REXX
·3 mins

Every now and then I read an article about REXX, a scripting language designed at IBM and popularized on the Amiga. The authors of such articles generally enthuse about the language in a low-key kind of way, and I find myself wondering if maybe I should learn it. Then I go away and find a REXX FAQ and tutorial, and I read for a bit, and I realize that no, I shouldn’t. So for my own benefit (when I later archive and index this part of my journal), here’s a quick list of reasons why I should never go near REXX:
- Functions can’t return multiple values, nor can they modify their arguments. If you want to write a function which returns two values (say), you need to use a magic string which you think will never occur in either of them as a separator, concatenate, return the result, and then split it apart again.
- Whitespace is significant — it’s interpreted as concatenation. Hence mistyped or syntactically invalid statements are quite likely to be reinterpreted as some kind of concatenation of variables. (And I thought Python was bad.)
- Using an undefined variable is not considered an error. Instead, it just defaults to having a value that’s the same as its name, only in upper case. Truly foul, especially when combined with misfeature #2 above.So if (for example) you put whitespace between a function name and the brackets surrounding its arguments, it suddenly stops being a function call and becomes a concatenation of strings instead. Pass the barf bag.
- REXX normally guesses continuations, by assuming the next line is a continuation of the current line if the current line doesn’t look like a complete statement.
- Comma is used both to separate function arguments, and to indicate explicit continuation. So in spite of #3, you can’t just break a long list of function arguments across multiple lines — you have to turn the last comma on each line into double-comma, or you get something completely not what you intended. Ugh.
- You’re allowed to use variables that have the same names as words used in the language itself.
- Scoping is dynamic. Functions and procedures are just a hack whereby the system temporarily hides all variables except the listed ones, until it next hits a return. Not that you have to; it’s quite possible to write functions with overlapping scope.

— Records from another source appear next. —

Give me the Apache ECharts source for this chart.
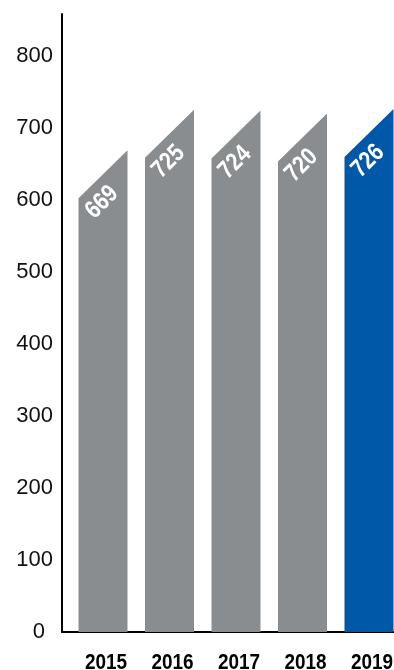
<!DOCTYPE html>
<html>
<head>
<meta charset="utf-8">
<script src="https://cdn.jsdelivr.net/npm/echarts@6/dist/echarts.min.js"></script>
<style>
html,body{margin:0;padding:0;background:#fff;}
#chart{width:394px;height:670px;}
</style>
</head>
<body>
<div id="chart"></div>
<script>
// ---- data ----
const years = ['2015', '2016', '2017', '2018', '2019'];
const values = [669, 725, 724, 720, 726];
const highlightYear = '2019';
const yTicks = [0, 100, 200, 300, 400, 500, 600, 700, 800];

const GRAY = '#8a8d8f';
const BLUE = '#0058a8';

const chart = echarts.init(document.getElementById('chart'), null, {renderer: 'canvas'});

const seriesData = years.map((y, i) => [i, values[i]]);

function renderItem(params, api) {
  const i = api.value(0);
  const v = api.value(1);
  const top = api.coord([i, v]);
  const base = api.coord([i, 0]);
  const unit = api.size([1, 0])[0];
  const w = unit * 0.737;
  const xL = top[0] - w / 2;
  const xR = top[0] + w / 2;
  const yTopR = top[1];
  const yTopL = top[1] + w * 0.98;
  const color = years[i] === highlightYear ? BLUE : GRAY;
  return {
    type: 'group',
    children: [
      {
        type: 'polygon',
        shape: { points: [[xL, base[1]], [xR, base[1]], [xR, yTopR], [xL, yTopL]] },
        style: { fill: color }
      },
      {
        type: 'text',
        x: xL + 23.5,
        y: yTopL + 4,
        rotation: Math.PI / 4,
        scaleX: 0.84,
        style: {
          text: String(v),
          fill: '#ffffff',
          font: 'bold 25px "Liberation Sans", Arial, sans-serif',
          align: 'center',
          verticalAlign: 'middle'
        }
      },
      {
        type: 'text',
        x: top[0] + 3,
        y: base[1] + 31,
        scaleX: 0.86,
        style: {
          text: years[i],
          fill: '#000000',
          font: 'bold 22px "Liberation Sans", Arial, sans-serif',
          align: 'center',
          verticalAlign: 'middle'
        }
      }
    ]
  };
}

chart.setOption({
  animation: false,
  backgroundColor: '#ffffff',
  grid: { left: 62, right: 0, top: 14, bottom: 38, containLabel: false },
  xAxis: {
    type: 'value',
    min: -0.6165,
    max: 4.376,
    axisLine: { show: true, onZero: false, lineStyle: { color: '#000', width: 2 } },
    axisTick: { show: false },
    axisLabel: { show: false },
    splitLine: { show: false }
  },
  yAxis: {
    type: 'value',
    min: 0,
    max: 858,
    interval: 100,
    axisLine: { show: true, onZero: false, lineStyle: { color: '#000', width: 2 } },
    axisTick: { show: false },
    splitLine: { show: false },
    axisLabel: {
      showMaxLabel: false,
      margin: 9,
      color: '#111',
      fontSize: 22,
      fontFamily: '"Liberation Sans", Arial, sans-serif',
      formatter: function (val) {
        if (yTicks.indexOf(val) < 0) return '';
        if (val === 0) return '{z|0}';
        return String(val);
      },
      rich: {
        z: { fontSize: 22, fontFamily: '"Liberation Sans", Arial, sans-serif', color: '#111', padding: [0, 8, 0, 0] }
      }
    }
  },
  series: [{
    type: 'custom',
    renderItem: renderItem,
    clip: false,
    encode: { x: 0, y: 1 },
    data: seriesData
  }]
});
</script>
</body>
</html>
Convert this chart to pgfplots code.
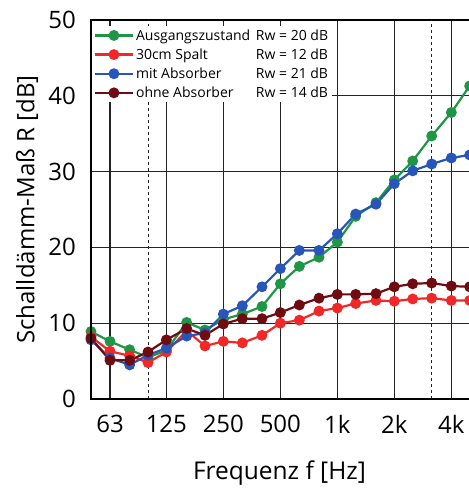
\documentclass[border=0pt]{standalone}
\usepackage{fontspec}
\setmainfont{Open Sans}
\usepackage{pgfplots}
\pgfplotsset{compat=1.18}
\definecolor{cGreen}{RGB}{30,150,70}
\definecolor{cRed}{RGB}{240,40,40}
\definecolor{cBlue}{RGB}{40,85,185}
\definecolor{cMaroon}{RGB}{110,12,18}
\definecolor{cGrid}{RGB}{35,35,35}

\pgfplotstableread{
f     aus   spalt mit  ohne
50    8.9   8.2   7.8  8.0
63    7.6   6.3   5.4  5.1
80    6.5   5.7   4.5  5.1
100   5.5   4.8   5.8  6.2
125   6.4   6.2   6.7  7.8
160   10.1  9.0   8.3  9.3
200   9.1   7.0   8.7  8.4
250   10.5  7.6   11.2 9.9
315   11.2  7.4   12.3 10.6
400   12.2  8.4   14.8 10.6
500   15.2  10.0  17.2 11.4
630   17.5  10.4  19.6 12.4
800   18.7  11.6  19.6 13.3
1000  20.7  12.0  21.8 13.8
1250  24.1  12.6  24.4 13.8
1600  25.9  13.0  25.7 13.9
2000  28.9  12.9  28.4 14.8
2500  31.4  13.2  30.1 15.2
3150  34.7  13.3  31.0 15.3
4000  37.8  13.0  31.8 14.9
5000  41.3  13.0  32.2 14.8
}\daten

\begin{document}
\begin{tikzpicture}
  \useasboundingbox (0,0) rectangle (468pt,489pt);
  \begin{axis}[
      at={(91pt,90pt)}, anchor=south west,
      scale only axis,
      width=383pt, height=379pt,
      xmode=log, log basis x=2,
      xmin=50, xmax=5270,
      ymin=0, ymax=50,
      axis line style={line width=1.2pt, black},
      xtick={63,125,250,500,1000,2000,4000},
      xticklabels={63,125,250,500,1k,2k,4k},
      ytick={0,10,...,50},
      extra x ticks={100,3150},
      extra x tick labels={},
      extra x tick style={grid style={dashed, cGrid, line width=1pt}},
      major tick length=0pt,
      grid=major,
      grid style={cGrid, line width=1.3pt},
      tick label style={font=\fontsize{24}{28}\selectfont},
      /pgf/number format/assume math mode=true,
      yticklabel style={anchor=east, inner sep=0pt, xshift=-15pt},
      xticklabel style={yshift=-13pt},
      xlabel={Frequenz f [Hz]},
      ylabel={Schalldämm-Maß R [dB]},
      every axis x label/.style={at={(axis description cs:0.492,-0.195)}, anchor=center,
        font=\fontsize{24.5}{28}\selectfont},
      every axis y label/.style={at={(axis description cs:-0.167,0.5)}, anchor=center, rotate=90,
        font=\fontsize{24}{28}\selectfont},
      legend style={at={(axis description cs:0.003,0.985)}, anchor=north west, draw=none, fill=white,
        font=\fontsize{14}{16}\selectfont, row sep=3pt, inner sep=1.5pt},
      legend cell align=left,
      legend image code/.code={\draw[mark repeat=2,mark phase=2] plot coordinates {(0pt,0pt)(19pt,0pt)(38pt,0pt)};},
      every axis plot/.append style={line width=2.2pt, mark=*, mark size=4.3pt,
        mark options={draw=black, line width=0.8pt}},
    ]
    \addplot[cGreen, mark options={fill=cGreen}] table[x=f, y=aus] {\daten};
    \addlegendentry{\makebox[192pt]{Ausgangszustand\hfill Rw = 20 dB}}
    \addplot[cRed, mark options={fill=cRed}] table[x=f, y=spalt] {\daten};
    \addlegendentry{\makebox[192pt]{30cm Spalt\hfill Rw = 12 dB}}
    \addplot[cBlue, mark options={fill=cBlue}] table[x=f, y=mit] {\daten};
    \addlegendentry{\makebox[192pt]{mit Absorber\hfill Rw = 21 dB}}
    \addplot[cMaroon, mark options={fill=cMaroon}] table[x=f, y=ohne] {\daten};
    \addlegendentry{\makebox[192pt]{ohne Absorber\hfill Rw = 14 dB}}
  \end{axis}
  % thicker left and bottom axis lines, as in the original figure
  \draw[black, line width=2.6pt] (91pt,469pt) -- (91pt,90pt) -- (474pt,90pt);
\end{tikzpicture}
\end{document}
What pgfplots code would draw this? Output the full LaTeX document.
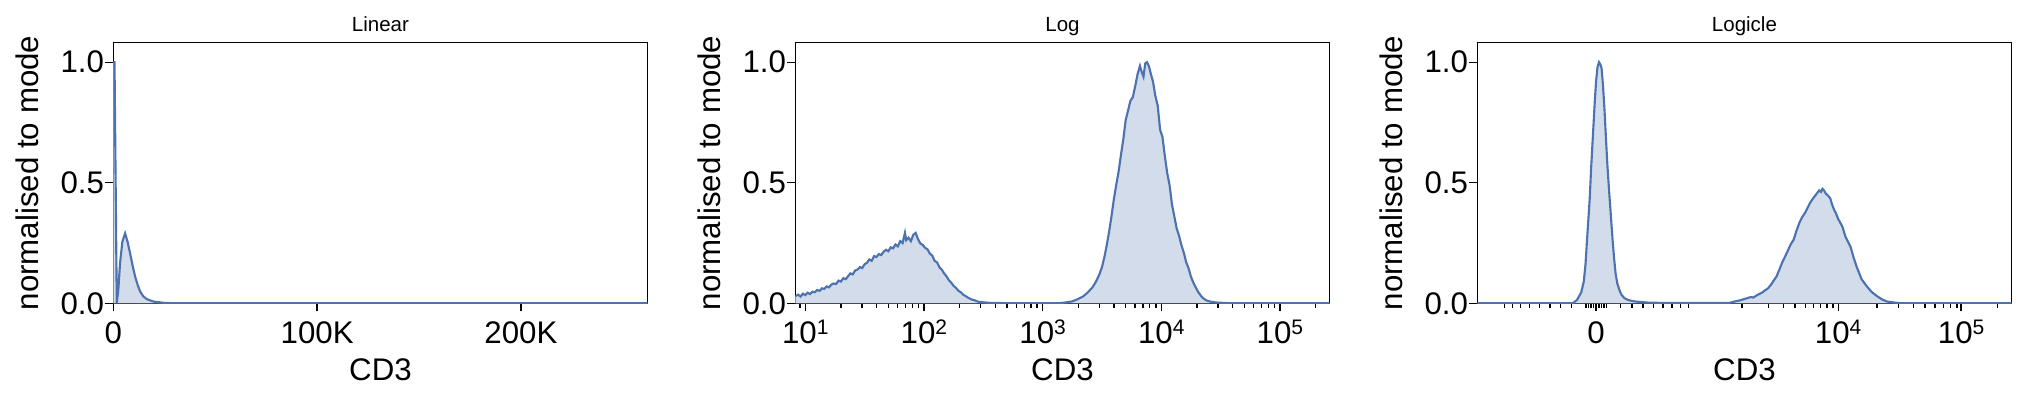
\documentclass[border=0pt]{standalone}
\usepackage{fontspec}
\setmainfont{Liberation Sans}
\usepackage{pgfplots}
\pgfplotsset{compat=1.18}
\usepackage{pgfplotstable}
\definecolor{lc}{RGB}{76,114,176}
\definecolor{fc}{RGB}{210,220,235}
\newcommand\lab{\fontsize{12.5}{15}\selectfont}
\newcommand\ttl{\fontsize{8.2}{9.8}\selectfont}
\newcommand\tp[1]{10\raisebox{3.5pt}{\fontsize{8.4}{9}\selectfont #1}}

\pgfplotstableread{
x y
0 1.0
600 1.0
1700 0
2500 0.06
3300 0.166
4450 0.256
5800 0.29
7000 0.255
8250 0.207
9500 0.155
10700 0.111
12000 0.075
13200 0.048
14800 0.028
16500 0.017
19800 0.007
24700 0.002
30000 0
262144 0
}\linear

\pgfplotstableread{
x y
0.916 0.030
0.94 0.036
0.96 0.028
0.98 0.040
1.00 0.034
1.02 0.044
1.04 0.038
1.06 0.048
1.08 0.046
1.10 0.055
1.12 0.052
1.14 0.062
1.16 0.060
1.18 0.070
1.20 0.066
1.22 0.078
1.24 0.082
1.26 0.080
1.28 0.094
1.30 0.090
1.32 0.104
1.34 0.100
1.36 0.112
1.38 0.124
1.40 0.120
1.42 0.136
1.44 0.140
1.46 0.150
1.48 0.146
1.50 0.162
1.52 0.168
1.54 0.182
1.56 0.176
1.58 0.196
1.60 0.192
1.62 0.204
1.64 0.200
1.66 0.214
1.68 0.222
1.70 0.216
1.72 0.232
1.74 0.228
1.76 0.244
1.78 0.236
1.80 0.258
1.82 0.250
1.84 0.292
1.85 0.262
1.87 0.272
1.89 0.258
1.91 0.284
1.93 0.292
1.95 0.266
1.97 0.248
1.99 0.242
2.01 0.230
2.03 0.224
2.05 0.206
2.07 0.198
2.09 0.176
2.11 0.170
2.13 0.150
2.15 0.140
2.17 0.124
2.19 0.112
2.21 0.096
2.23 0.086
2.25 0.072
2.27 0.064
2.29 0.052
2.31 0.046
2.33 0.036
2.35 0.030
2.37 0.024
2.40 0.016
2.43 0.012
2.46 0.006
2.50 0.004
2.55 0.002
2.65 0.001
2.80 0
3.00 0
3.15 0.001
3.20 0.004
3.25 0.008
3.30 0.018
3.34 0.028
3.38 0.045
3.42 0.066
3.45 0.090
3.48 0.122
3.50 0.150
3.52 0.190
3.54 0.240
3.56 0.296
3.58 0.360
3.60 0.430
3.62 0.490
3.64 0.545
3.66 0.615
3.68 0.680
3.70 0.760
3.72 0.800
3.74 0.840
3.76 0.855
3.78 0.900
3.80 0.950
3.82 0.985
3.835 0.960
3.85 0.940
3.865 0.995
3.88 1.000
3.895 0.985
3.91 0.955
3.93 0.920
3.95 0.860
3.97 0.820
3.99 0.720
4.01 0.690
4.03 0.610
4.05 0.540
4.07 0.490
4.09 0.410
4.11 0.360
4.13 0.310
4.15 0.280
4.17 0.240
4.19 0.210
4.21 0.170
4.23 0.145
4.25 0.110
4.27 0.086
4.29 0.066
4.31 0.048
4.33 0.034
4.35 0.022
4.38 0.012
4.42 0.006
4.47 0.003
4.55 0.001
4.70 0
5.4185 0
}\logdata

\pgfplotstableread{
x y
1.064 0
1.84 0
1.875 0.014
1.909 0.045
1.93 0.09
1.944 0.16
1.96 0.29
1.978 0.43
1.99 0.56
2.006 0.71
2.02 0.84
2.030 0.92
2.042 0.98
2.054 1.0
2.066 0.99
2.075 0.975
2.087 0.90
2.099 0.80
2.111 0.68
2.123 0.567
2.137 0.46
2.151 0.36
2.165 0.26
2.178 0.18
2.19 0.12
2.203 0.083
2.22 0.055
2.237 0.035
2.26 0.022
2.289 0.014
2.33 0.009
2.358 0.007
2.45 0.003
2.531 0.002
2.80 0.001
3.05 0.001
3.118 0.002
3.153 0.007
3.20 0.012
3.256 0.021
3.29 0.026
3.31 0.024
3.343 0.035
3.38 0.044
3.40 0.052
3.429 0.062
3.46 0.082
3.48 0.098
3.498 0.111
3.52 0.138
3.545 0.170
3.568 0.194
3.59 0.218
3.615 0.246
3.637 0.263
3.66 0.300
3.685 0.335
3.71 0.360
3.73 0.375
3.755 0.400
3.775 0.420
3.80 0.438
3.827 0.456
3.845 0.468
3.86 0.462
3.872 0.475
3.885 0.468
3.899 0.455
3.915 0.448
3.935 0.436
3.95 0.410
3.965 0.390
3.982 0.373
4.00 0.350
4.034 0.318
4.06 0.275
4.10 0.235
4.125 0.190
4.15 0.152
4.19 0.100
4.235 0.069
4.27 0.048
4.315 0.030
4.36 0.015
4.40 0.007
4.46 0.003
4.50 0.001
4.60 0
5.411 0
}\logicle

\pgfplotsset{
  hist/.style={
    scale only axis, width=213.72pt, height=104.24pt, anchor=south west,
    ymin=0, ymax=1.081, ytick={0,0.5,1}, yticklabels={0.0,0.5,1.0},
    tick align=outside, xtick pos=bottom, ytick pos=left,
    major tick length=3.2pt, minor tick length=2pt,
    every tick/.style={black, line width=0.55pt},
    axis line style={line width=0.55pt, black},
    ticklabel style={font=\lab},
    xticklabel style={anchor=base, yshift=-12.8pt},
    yticklabel style={xshift=3pt},
    xlabel={CD3}, ylabel={normalised to mode},
    label style={font=\lab},
    xlabel style={at={(axis description cs:0.5,-0.298)}, anchor=base},
    ylabel style={at={(axis description cs:-0.1404,0.5)}, anchor=base},
    every axis title/.style={font=\ttl, at={(axis description cs:0.5,1)}, anchor=base, yshift=4.4pt},
    scaled x ticks=false,
  },
  fillp/.style={fill=fc, draw=none, forget plot},
  linep/.style={draw=lc, line width=0.85pt, mark=none},
}

\begin{document}
\begin{tikzpicture}
\useasboundingbox (0,0) rectangle (810.4pt,162.8pt);

\begin{axis}[hist, at={(45.32pt,41.48pt)}, title={Linear},
  xmin=0, xmax=262144, xtick={0,100000,200000}, xticklabels={0,100K,200K}]
\addplot[fillp] table {\linear} \closedcycle;
\addplot[linep] table {\linear};
\end{axis}

\begin{axis}[hist, at={(318.12pt,41.48pt)}, title={Log},
  xmin=0.916, xmax=5.4185, xtick={1,2,3,4,5},
  xticklabels={\tp{1},\tp{2},\tp{3},\tp{4},\tp{5}},
  minor xtick={0.954,1.301,1.477,1.602,1.699,1.778,1.845,1.903,1.954,
    2.301,2.477,2.602,2.699,2.778,2.845,2.903,2.954,
    3.301,3.477,3.602,3.699,3.778,3.845,3.903,3.954,
    4.301,4.477,4.602,4.699,4.778,4.845,4.903,4.954,5.301}]
\addplot[fillp] table {\logdata} \closedcycle;
\addplot[linep] table {\logdata};
\end{axis}

\begin{axis}[hist, at={(590.92pt,41.48pt)}, title={Logicle},
  xmin=1.064, xmax=5.411, xtick={2.030,4,5},
  xticklabels={0,\tp{4},\tp{5}},
  minor xtick={1.285,1.352,1.415,1.490,1.572,1.654,1.740,1.829,
    1.947,1.967,1.988,2.008,2.053,2.073,2.094,2.114,
    2.228,2.323,2.412,2.498,2.575,2.648,2.715,2.783,
    3.217,3.433,3.555,3.650,3.732,3.799,3.854,3.908,3.957,
    4.315,4.490,4.612,4.707,4.789,4.856,4.916,4.965,5.295}]
\addplot[fillp] table {\logicle} \closedcycle;
\addplot[linep] table {\logicle};
\end{axis}
\end{tikzpicture}
\end{document}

- Forget about associative storage, REXX doesn’t even have arrays. You can simulate them with ‘compound variables’, but then there’s no type checking or bounds checking. If you want any, you have to write it yourself.
- You can’t pass arguments by reference. In fact, you can’t pass them by value either. Instead, you have to pass constants, and have the function or procedure use those constants to calculate the name of the variables it should use.
Still, I’m sure it’s better than JCL. Anyone want to convince me of the beauty of REXX, in spite of the above? If so, give it your best shot.